La population de Ban Coksay est laotienne ; mais un grand nombre de sauvages des montagnes avoisinantes viennent dans le village y échanger quelques produits ; ceux que nous vîmes appartenaient pour la plupart à la tribu des Khmous, excessivement nombreuse dans les environs de Luang Prabang. Leur physionomie n'avait plus cette expression soumise et craintive que les sauvages du Sud ont dans leurs relations avec les habitants de la vallée du fleuve. Ils traitaient au contraire d'égal à égal avec la race conquérante. Au sein de cette région montagneuse, leur propre berceau, ils reprenaient l'ascendant de leur énergie native et de leurs qualités plus viriles. Leur nombre, le besoin que l'on avait d'eux pour défendre contre des voisins entreprenants les défilés des montagnes, en faisaient des auxiliaires que l'on ménageait, et non, comme à Bassac ou à Attopeu, une matière imposable, productive de poudre d'or et d'esclaves.

En face du village se trouvaient de grandes pêcheries dont la campagne paraissait avoir été très-fructueuse. Quelques indigènes employaient les derniers jours qui leur restaient encore, avant la crue des eaux, pour jeter une dernière fois leurs filets dans les parties du fleuve abritées du courant par une disposition heureuse des rochers des rives ; dans ces endroits frais, calmes et profonds, les gros poissons que nourrit le Cambodge trouvent, au milieu de tant de tourbillons et de rapides, le repos qui leur est nécessaire pour frayer. Nous fûmes témoins de la capture de l'un d'eux, qui nous étonna par ses énormes dimensions : il fallut le concours de cinq ou six hommes pour l'amener sur la rive. Il n'y avait malheureusement personne parmi nous à qui l'ichthyologie fût familière, et je ne puis renseigner le lecteur sur le genre et l'espèce auxquels appartenait cet infortuné habitant des eaux. Il eût été cependant intéressant de reconnaître s'il était parent d'une des grandes espèces que nourrit le grand lac du Cambodge, et qui sont, au moment de la baisse des eaux, l'objet d'une pêche si fructueuse. Cette abondance de poisson, qui est particulière aux grands fleuves de l'Asie, fournit en Chine un appoint si considérable à l'alimentation des classes pauvres, que l'on a fait plusieurs tentatives pour acclimater en Europe quelques-unes des espèces les plus communes dans le fleuve Bleu. Est-ce au Tibet qu'il faut chercher le point de départ de ces poissons, qui sont certainement les rois de l'eau douce? Les lits de roche et les énormes profondeurs que présentent les cinq grands fleuves Brahmapoutre , Iraouady, Salouen, Cambodge , Yang-tseKiang, qui se dégagent du plateau de l'Asie centrale par son angle sud-est, sont-ils les causes déterminantes de leur production? Voilà bien des questions à résoudre pour Lui naturaliste.

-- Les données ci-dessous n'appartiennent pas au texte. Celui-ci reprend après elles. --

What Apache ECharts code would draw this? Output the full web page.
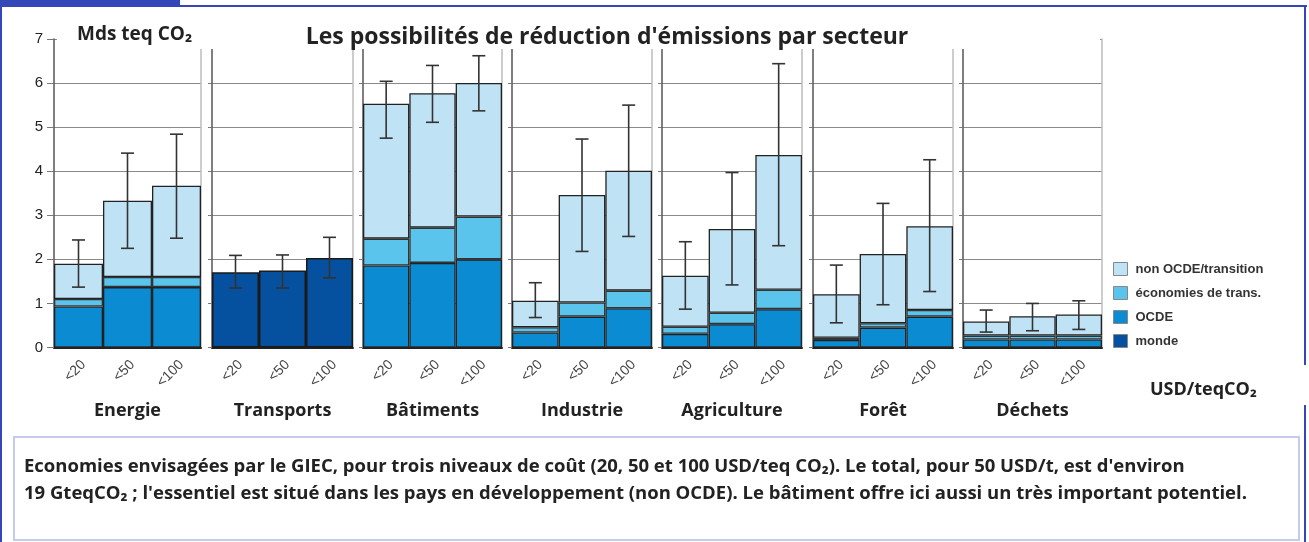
<!DOCTYPE html>
<html>
<head>
<meta charset="utf-8">
<title>Les possibilités de réduction d'émissions par secteur</title>
<script src="https://cdn.jsdelivr.net/npm/echarts@6/dist/echarts.min.js"></script>
<style>
  html, body { margin: 0; padding: 0; background: #fff; }
  #chart { width: 1309px; height: 542px; }
</style>
</head>
<body>
<div id="chart"></div>
<script>
// secteurs et niveaux de coût
const sectors = ["Energie", "Transports", "Bâtiments", "Industrie", "Agriculture", "Forêt", "Déchets"];
const costs = ["<20", "<50", "<100"];

// hauteur totale de chaque barre (Mds teq CO2)
const totals = [
  [1.9, 3.33, 3.67],
  [1.71, 1.75, 2.03],
  [5.53, 5.77, 6.0],
  [1.06, 3.46, 4.01],
  [1.63, 2.69, 4.37],
  [1.21, 2.12, 2.75],
  [0.59, 0.71, 0.75],
];
// haut de la partie OCDE + économies de transition (null = pas de détail, "monde")
const econTop = [
  [1.1, 1.6, 1.6],
  null,
  [2.47, 2.72, 2.97],
  [0.46, 1.02, 1.29],
  [0.47, 0.79, 1.31],
  [0.22, 0.55, 0.85],
  [0.27, 0.27, 0.27],
];
// haut de la partie OCDE
const ocde = [
  [0.93, 1.37, 1.37],
  null,
  [1.86, 1.92, 2.0],
  [0.34, 0.7, 0.89],
  [0.31, 0.53, 0.87],
  [0.17, 0.45, 0.7],
  [0.18, 0.18, 0.18],
];
// barres d'erreur (bas / haut)
const errLow = [
  [1.37, 2.25, 2.48],
  [1.35, 1.35, 1.58],
  [4.75, 5.11, 5.37],
  [0.68, 2.18, 2.52],
  [0.87, 1.42, 2.31],
  [0.56, 0.97, 1.27],
  [0.35, 0.38, 0.41],
];
const errHigh = [
  [2.44, 4.41, 4.84],
  [2.09, 2.1, 2.5],
  [6.04, 6.4, 6.62],
  [1.47, 4.73, 5.5],
  [2.4, 3.97, 6.44],
  [1.87, 3.27, 4.26],
  [0.85, 1.0, 1.06],
];

const colors = {
  "non OCDE/transition": "#bfe3f5",
  "économies de trans.": "#5ac4ec",
  "OCDE": "#0a8bd2",
  "monde": "#0650a0",
};

// position des panneaux (px)
const panelLeft = [54, 212, 363, 512, 662, 813, 963];
const panelWidth = [147, 141, 139, 140, 140, 140, 139];

const round = (v) => Math.round(v * 100) / 100;
const titleFont = "Open Sans";

const grids = [], xAxes = [], yAxes = [], series = [];

sectors.forEach((name, i) => {
  grids.push({ left: panelLeft[i], width: panelWidth[i], top: 39, height: 308.5 });

  xAxes.push({
    type: "category",
    gridIndex: i,
    data: costs,
    name: name,
    nameLocation: "middle",
    nameGap: 54,
    nameTextStyle: { fontFamily: titleFont, fontWeight: "bold", fontSize: 18, color: "#222" },
    axisLine: { lineStyle: { color: "#222", width: 2 } },
    axisTick: { length: 5, lineStyle: { color: "#555" } },
    axisLabel: {
      rotate: 45, fontFamily: "Arial", fontSize: 14, color: "#444",
      margin: 10, verticalAlign: "top",
    },
  });

  // axe gauche (graduations), axe droit (trait gris)
  yAxes.push({
    type: "value",
    gridIndex: i,
    min: 0,
    max: 7,
    interval: 1,
    axisLine: { show: true, lineStyle: { color: "#555", width: 1.5 } },
    axisTick: { show: true, length: i === 0 ? 7 : 4, lineStyle: { color: "#777" } },
    axisLabel: { show: i === 0, fontFamily: "Arial", fontSize: 15, color: "#222", margin: 11 },
    splitLine: { lineStyle: { color: "#8a8a8a", width: 1 } },
  });
  yAxes.push({
    type: "value",
    gridIndex: i,
    position: "right",
    min: 0,
    max: 7,
    interval: 1,
    axisLine: { show: true, lineStyle: { color: "#bdbdbd", width: 1.5 } },
    axisTick: { show: false },
    axisLabel: { show: false },
    splitLine: { show: false },
  });

  const barBase = {
    type: "bar",
    xAxisIndex: i,
    yAxisIndex: i * 2,
    stack: "s" + i,
    barCategoryGap: "0%",
  };

  if (econTop[i] === null) {
    series.push(Object.assign({}, barBase, {
      name: "monde",
      data: totals[i],
      itemStyle: { color: colors["monde"], borderColor: "#1a1a1a", borderWidth: 1.5 },
    }));
  } else {
    series.push(Object.assign({}, barBase, {
      name: "OCDE",
      data: ocde[i],
      itemStyle: { color: colors["OCDE"], borderColor: "#222", borderWidth: 1.3 },
    }));
    series.push(Object.assign({}, barBase, {
      name: "économies de trans.",
      data: econTop[i].map((v, k) => round(v - ocde[i][k])),
      itemStyle: { color: colors["économies de trans."], borderColor: "#333", borderWidth: 1.3 },
    }));
    series.push(Object.assign({}, barBase, {
      name: "non OCDE/transition",
      data: totals[i].map((v, k) => round(v - econTop[i][k])),
      itemStyle: { color: colors["non OCDE/transition"], borderColor: "#222", borderWidth: 1.3 },
    }));
  }

  // barres d'erreur
  series.push({
    type: "custom",
    xAxisIndex: i,
    yAxisIndex: i * 2,
    z: 5,
    silent: true,
    data: costs.map((c, k) => [k, errLow[i][k], errHigh[i][k]]),
    encode: { x: 0, y: [1, 2] },
    renderItem: function (params, api) {
      const lo = api.coord([api.value(0), api.value(1)]);
      const hi = api.coord([api.value(0), api.value(2)]);
      const half = 6.5;
      const style = { stroke: "#333", lineWidth: 1.6 };
      return {
        type: "group",
        children: [
          { type: "line", shape: { x1: lo[0], y1: lo[1], x2: hi[0], y2: hi[1] }, style: style },
          { type: "line", shape: { x1: lo[0] - half, y1: lo[1], x2: lo[0] + half, y2: lo[1] }, style: style },
          { type: "line", shape: { x1: hi[0] - half, y1: hi[1], x2: hi[0] + half, y2: hi[1] }, style: style },
        ],
      };
    },
  });
});

const blue = "#3447b8";

const option = {
  animation: false,
  title: [
    {
      text: "Les possibilités de réduction d'émissions par secteur",
      left: 602,
      top: 21,
      textAlign: "center",
      z: 30,
      textStyle: { fontFamily: titleFont, fontWeight: "bold", fontSize: 23, color: "#222" },
    },
  ],
  legend: {
    orient: "vertical",
    left: 1113,
    top: 262,
    itemWidth: 14,
    itemHeight: 13,
    itemGap: 10,
    padding: 0,
    selectedMode: false,
    icon: "rect",
    data: ["non OCDE/transition", "économies de trans.", "OCDE", "monde"],
    itemStyle: { borderColor: "#888", borderWidth: 1 },
    textStyle: { fontFamily: "Arial", fontWeight: "bold", fontSize: 13, color: "#333", padding: [0, 0, 0, 3] },
  },
  grid: grids,
  xAxis: xAxes,
  yAxis: yAxes,
  series: series,
  graphic: [
    // cache le haut des panneaux sous le titre
    { type: "rect", z: 20, shape: { x: 57, y: 18, width: 1043, height: 31 }, style: { fill: "#fff" } },
    { type: "text", z: 30, left: 77, top: 25, style: { text: "Mds teq CO₂", font: "bold 19px 'Open Sans'", fill: "#222" } },
    { type: "text", z: 30, left: 1150, top: 381, style: { text: "USD/teqCO₂", font: "bold 18px 'Open Sans'", fill: "#222" } },
    // cadre bleu
    { type: "rect", z: 20, shape: { x: 0, y: 0, width: 180, height: 7 }, style: { fill: blue } },
    { type: "rect", z: 20, shape: { x: 180, y: 5, width: 1127, height: 2 }, style: { fill: blue } },
    { type: "rect", z: 20, shape: { x: 0, y: 0, width: 2, height: 542 }, style: { fill: blue } },
    { type: "rect", z: 20, shape: { x: 1304, y: 5, width: 2, height: 360 }, style: { fill: blue } },
    { type: "rect", z: 20, shape: { x: 1304, y: 405, width: 2, height: 137 }, style: { fill: blue } },
    // légende du graphique
    {
      type: "rect", z: 20,
      shape: { x: 14, y: 437, width: 1285, height: 103 },
      style: { fill: "#fff", stroke: "#c5cbee", lineWidth: 2 },
    },
    {
      type: "text", z: 30, left: 24, top: 457,
      style: {
        text: "Economies envisagées par le GIEC, pour trois niveaux de coût (20, 50 et 100 USD/teq CO₂). Le total, pour 50 USD/t, est d'environ",
        font: "bold 18.5px 'Open Sans'", fill: "#222",
      },
    },
    {
      type: "text", z: 30, left: 24, top: 484,
      style: {
        text: "19 GteqCO₂ ; l'essentiel est situé dans les pays en développement (non OCDE). Le bâtiment offre ici aussi un très important potentiel.",
        font: "bold 18.5px 'Open Sans'", fill: "#222",
      },
    },
  ],
};

const chart = echarts.init(document.getElementById("chart"));
chart.setOption(option);
</script>
</body>
</html>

Pour le moment, la seule chose que je puisse affirmer, c'est que la chair du poisson que l'on venait de prendre sous nos veux est une excellente nourriture.

A pareille pièce il fallait un gros acquéreur, et notre présence sur les lieux était pour le pêcheur une bonne fortune inattendue. Prévenu aussitôt par nos Annamites, très-connaisseurs et très-friands de poisson , notre chef de gamelle, M. Delaporte, accourut sur la rive et marchanda l'animal. Après un court débat, il lui fut adjugé pour une valeur équivalant à vingt-cinq sous environ de notre monnaie. Il pesait plus de soixante kilogrammes. Nos Annamites s'occupèrent immédiatement de le débiter en tranches et de le faire sécher au soleil , pour ajouter au garde-manger de l'expédition tout ce qui ne pouvait se consommer le jour même.

Le 27 au matin, nous quittâmes Ban Coksay. Après avoir franchi, immédiatement après notre départ, un rapide peu difficile, nous constatâmes un changement notable dans l'aspect général de la contrée. Les mouvements de terrain devinrent moins brusques ; les ondulations des collines qui se succédaient sans interruption le long des rives, prirent plus d'ampleur, nous offrirent des échappées plus nombreuses sur l'intérieur du pays, des perspectives plus lointaines. L'horizon élargi nous laissa voir ,. sur la rive gauche du fleuve, cinq plans de montagnes graduellement étages, de l'ouest à l'est ; sur les pentes, devenues moins abruptes , quelques villages se montrèrent çà et là en amphithéâtre. Le tapis sombre de verdure qui recouvrait uniformément toute la contrée, se diapra de taches d'une nuance plus claire, indiquant les cultures de riz de forêt.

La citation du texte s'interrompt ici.